Inutile de vous dire qu’entre-temps, le site s’était transformé en champ de gadoue, digne du Pukkelpop en 2002 où l’on s’enfonçait littéralement dans la boue en regardant le concert de Suede. Tiens, coïncidence ou pas, mais c’est justement le groupe de Brett Anderson qui va nous faire sortir de notre tanière ce soir. En effet, après Pulp la veille, c’est une autre légende récemment reformée de la Britpop que le festival accueillait. D’ailleurs, les deux groupes avaient jeté l’éponge quasiment au même moment. Une fin de parcours et une reprise quasiment identiques donc, même si, à l’inverse de Pulp, les membres de Suede avaient déjà fêté leur réconciliation lors d’un show incroyable d’intensité en novembre 2010 au Cirque Royal.

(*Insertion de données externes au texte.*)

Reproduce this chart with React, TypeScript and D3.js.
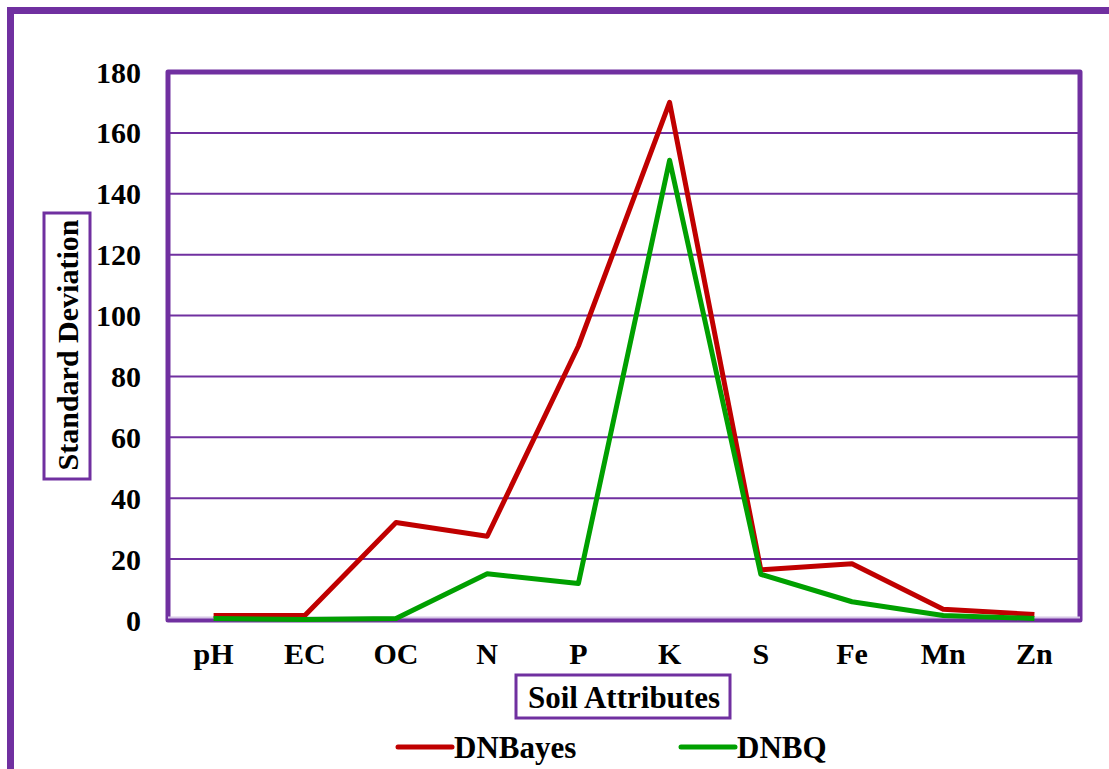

Ce soir, ils vont toutefois mettre un certain temps avant de rentrer dans le vif du sujet. Dieu sait pour quelle raison (une scène gorgée de pluie obligeant les roadies à l’éponger, un public très peu nombreux,…), mais Brett Anderson n’avait pas la tête des grands soirs au moment d’entamer “She”. Heureusement, il allait progressivement redevenir le leader tel qu’il le restait dans nos mémoires, soit après “Trash” et “Filmstar” (mais pour jouer du lasso avec son micro, il va falloir attendre la toute fin du concert). Le set best of se focalisant principalement sur les trois premiers albums du groupe va faire le bonheur des aficionados réunis devant la Last Arena.
Malheureusement pour eux, l’ouragan Pulp était passé la veille et l’inévitable comparaison des deux prestations n’allait leur laisser aucune chance. Brett Anderson n’a pas la tchache de Jarvis Cocker et le visuel était pour ainsi dire nul. Ceci dit, les compositions tiennent évidemment parfaitement la route: “Animal Nitrate”, “We Are The Pigs”, “So Young”, “Saturday Night” (bien entendu), “Metal Mickey”, autant de classiques indie des 90’s. Et, sur ce coup-là, c’est Suede qui remporte la mise… Tiens, hasard ou pas, mais la pluie s’est subitement arrêtée de tomber au milieu de leur set, avant de reprendre de plus belle au terme d’une ultime pépite, “Beautiful Ones”.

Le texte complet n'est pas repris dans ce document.